= What to produce =
Starting at the line that contains "What TikZ code" and stopping at the line that contains "(0,0) rectangle (1175,1144);", copy every line exactly, both ends included, without the pictures.
:: Dataset records ::
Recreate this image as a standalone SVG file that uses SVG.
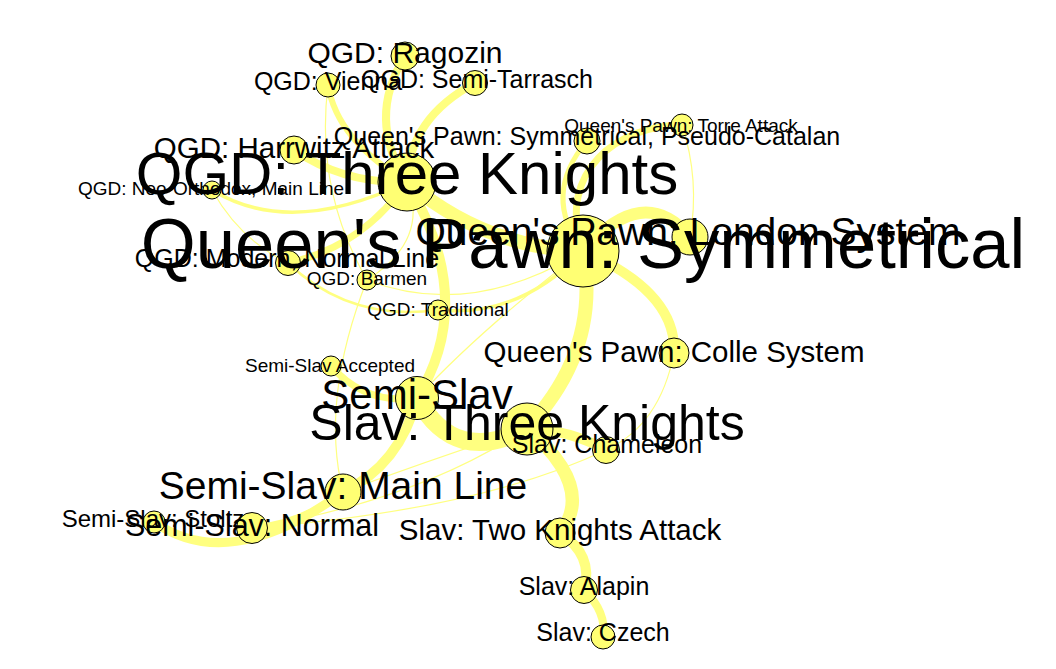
:::
:: Dataset records ::
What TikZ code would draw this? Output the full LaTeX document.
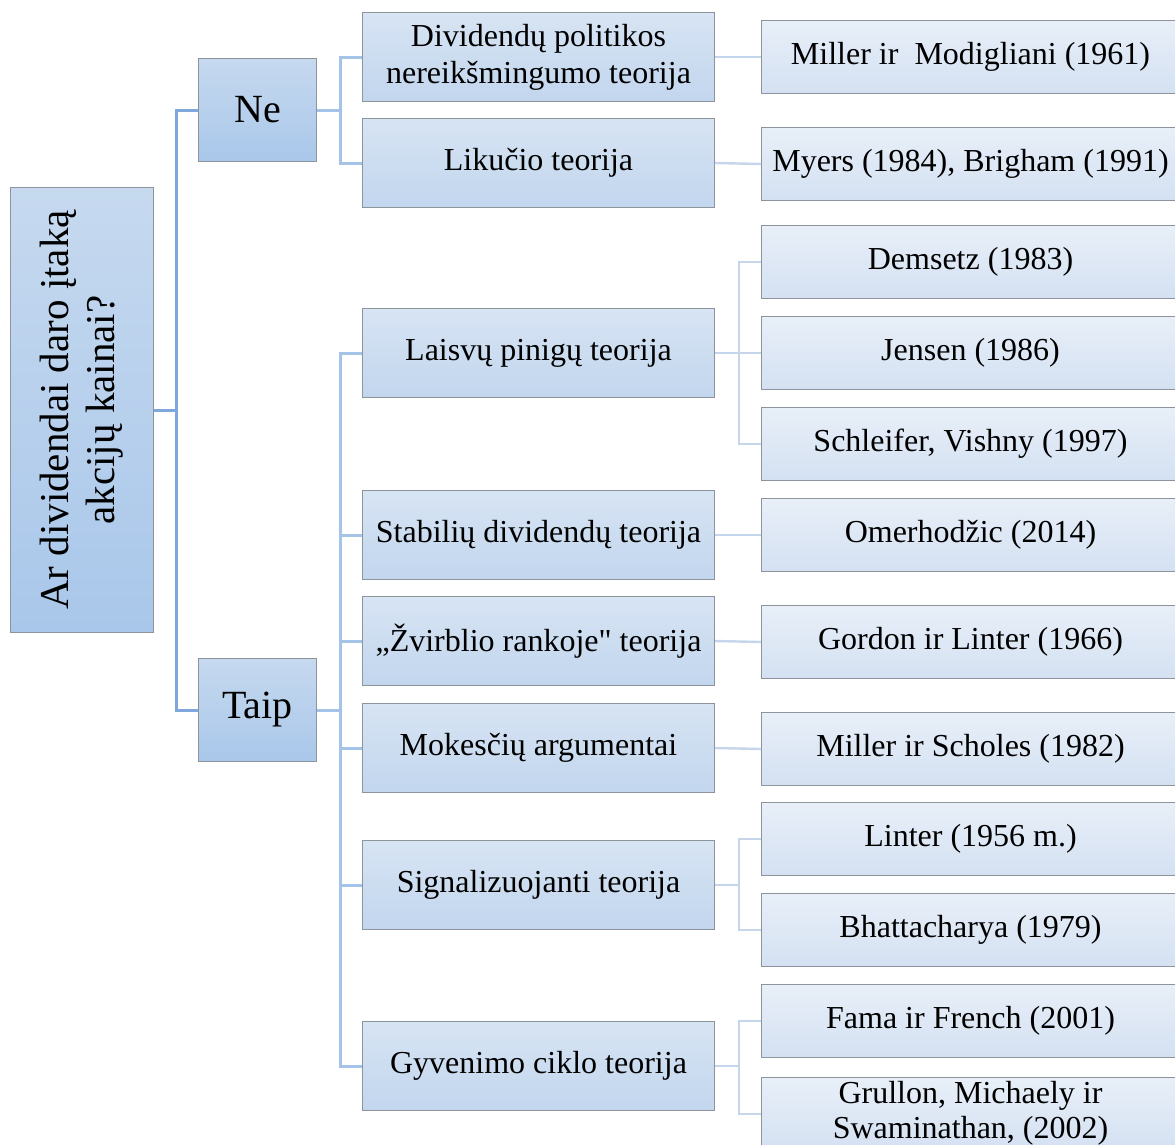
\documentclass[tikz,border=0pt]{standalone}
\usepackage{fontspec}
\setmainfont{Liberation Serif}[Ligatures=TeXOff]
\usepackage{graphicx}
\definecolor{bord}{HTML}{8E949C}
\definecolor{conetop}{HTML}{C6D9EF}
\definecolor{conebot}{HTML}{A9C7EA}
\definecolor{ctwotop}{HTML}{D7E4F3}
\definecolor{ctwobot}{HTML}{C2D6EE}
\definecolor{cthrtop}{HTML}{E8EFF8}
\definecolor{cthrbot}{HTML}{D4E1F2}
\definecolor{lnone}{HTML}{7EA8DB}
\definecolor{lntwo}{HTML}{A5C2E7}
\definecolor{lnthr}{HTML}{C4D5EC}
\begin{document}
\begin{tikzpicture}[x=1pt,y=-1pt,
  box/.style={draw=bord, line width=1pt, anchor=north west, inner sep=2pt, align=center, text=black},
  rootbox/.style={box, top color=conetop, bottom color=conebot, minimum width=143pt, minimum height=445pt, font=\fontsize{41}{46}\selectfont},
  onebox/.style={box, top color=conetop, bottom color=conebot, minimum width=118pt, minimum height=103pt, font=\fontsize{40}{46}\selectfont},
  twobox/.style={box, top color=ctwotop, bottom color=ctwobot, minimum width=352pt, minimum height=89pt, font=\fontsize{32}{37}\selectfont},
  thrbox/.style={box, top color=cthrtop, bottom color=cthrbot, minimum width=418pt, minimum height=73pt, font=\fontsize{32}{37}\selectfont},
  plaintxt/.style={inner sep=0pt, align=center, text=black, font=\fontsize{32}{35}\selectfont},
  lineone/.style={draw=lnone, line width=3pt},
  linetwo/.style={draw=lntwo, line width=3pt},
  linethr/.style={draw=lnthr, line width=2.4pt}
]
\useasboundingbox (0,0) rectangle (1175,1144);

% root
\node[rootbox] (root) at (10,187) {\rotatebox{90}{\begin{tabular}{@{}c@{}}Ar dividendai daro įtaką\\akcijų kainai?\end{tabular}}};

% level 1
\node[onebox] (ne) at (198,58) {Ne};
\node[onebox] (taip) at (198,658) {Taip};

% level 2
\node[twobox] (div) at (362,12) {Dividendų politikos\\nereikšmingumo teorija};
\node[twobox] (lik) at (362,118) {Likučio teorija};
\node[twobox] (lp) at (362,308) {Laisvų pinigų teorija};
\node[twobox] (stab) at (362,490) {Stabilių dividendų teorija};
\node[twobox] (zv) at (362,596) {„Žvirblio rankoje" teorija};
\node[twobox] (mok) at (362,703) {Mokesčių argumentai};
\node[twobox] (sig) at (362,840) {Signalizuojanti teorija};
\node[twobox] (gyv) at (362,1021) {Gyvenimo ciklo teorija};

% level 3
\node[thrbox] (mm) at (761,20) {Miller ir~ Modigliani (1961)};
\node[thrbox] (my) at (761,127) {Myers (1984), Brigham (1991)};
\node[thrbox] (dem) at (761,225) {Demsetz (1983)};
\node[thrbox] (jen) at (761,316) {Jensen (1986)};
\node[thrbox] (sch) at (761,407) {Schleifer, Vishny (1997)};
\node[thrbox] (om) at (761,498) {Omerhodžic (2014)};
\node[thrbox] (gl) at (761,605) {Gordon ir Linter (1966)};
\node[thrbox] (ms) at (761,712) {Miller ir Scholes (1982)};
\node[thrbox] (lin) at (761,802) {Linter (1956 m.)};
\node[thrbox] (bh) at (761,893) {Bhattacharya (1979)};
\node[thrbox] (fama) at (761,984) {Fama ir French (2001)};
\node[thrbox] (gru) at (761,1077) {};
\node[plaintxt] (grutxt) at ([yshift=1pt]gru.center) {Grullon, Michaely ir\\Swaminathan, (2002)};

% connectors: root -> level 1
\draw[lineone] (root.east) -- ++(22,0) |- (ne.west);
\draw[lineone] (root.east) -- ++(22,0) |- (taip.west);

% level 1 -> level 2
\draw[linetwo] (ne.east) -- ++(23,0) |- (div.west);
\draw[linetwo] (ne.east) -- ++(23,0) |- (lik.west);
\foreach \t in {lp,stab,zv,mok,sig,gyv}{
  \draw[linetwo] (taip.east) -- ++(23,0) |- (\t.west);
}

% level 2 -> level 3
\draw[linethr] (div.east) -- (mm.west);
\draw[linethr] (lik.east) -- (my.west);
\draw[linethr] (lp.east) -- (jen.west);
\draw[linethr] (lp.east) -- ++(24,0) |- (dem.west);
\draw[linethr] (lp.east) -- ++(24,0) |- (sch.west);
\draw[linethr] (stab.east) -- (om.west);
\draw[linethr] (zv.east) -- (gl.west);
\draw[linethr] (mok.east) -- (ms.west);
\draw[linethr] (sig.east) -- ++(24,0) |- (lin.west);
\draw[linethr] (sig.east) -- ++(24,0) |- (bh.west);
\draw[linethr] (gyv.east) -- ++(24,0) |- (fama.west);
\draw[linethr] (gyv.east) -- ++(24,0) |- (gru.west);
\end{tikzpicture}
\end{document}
:::
= Answer for this exercise =
What TikZ code would draw this? Output the full LaTeX document.
\documentclass[tikz,border=0pt]{standalone}
\usepackage{fontspec}
\setmainfont{Liberation Serif}[Ligatures=TeXOff]
\usepackage{graphicx}
\definecolor{bord}{HTML}{8E949C}
\definecolor{conetop}{HTML}{C6D9EF}
\definecolor{conebot}{HTML}{A9C7EA}
\definecolor{ctwotop}{HTML}{D7E4F3}
\definecolor{ctwobot}{HTML}{C2D6EE}
\definecolor{cthrtop}{HTML}{E8EFF8}
\definecolor{cthrbot}{HTML}{D4E1F2}
\definecolor{lnone}{HTML}{7EA8DB}
\definecolor{lntwo}{HTML}{A5C2E7}
\definecolor{lnthr}{HTML}{C4D5EC}
\begin{document}
\begin{tikzpicture}[x=1pt,y=-1pt,
  box/.style={draw=bord, line width=1pt, anchor=north west, inner sep=2pt, align=center, text=black},
  rootbox/.style={box, top color=conetop, bottom color=conebot, minimum width=143pt, minimum height=445pt, font=\fontsize{41}{46}\selectfont},
  onebox/.style={box, top color=conetop, bottom color=conebot, minimum width=118pt, minimum height=103pt, font=\fontsize{40}{46}\selectfont},
  twobox/.style={box, top color=ctwotop, bottom color=ctwobot, minimum width=352pt, minimum height=89pt, font=\fontsize{32}{37}\selectfont},
  thrbox/.style={box, top color=cthrtop, bottom color=cthrbot, minimum width=418pt, minimum height=73pt, font=\fontsize{32}{37}\selectfont},
  plaintxt/.style={inner sep=0pt, align=center, text=black, font=\fontsize{32}{35}\selectfont},
  lineone/.style={draw=lnone, line width=3pt},
  linetwo/.style={draw=lntwo, line width=3pt},
  linethr/.style={draw=lnthr, line width=2.4pt}
]
\useasboundingbox (0,0) rectangle (1175,1144);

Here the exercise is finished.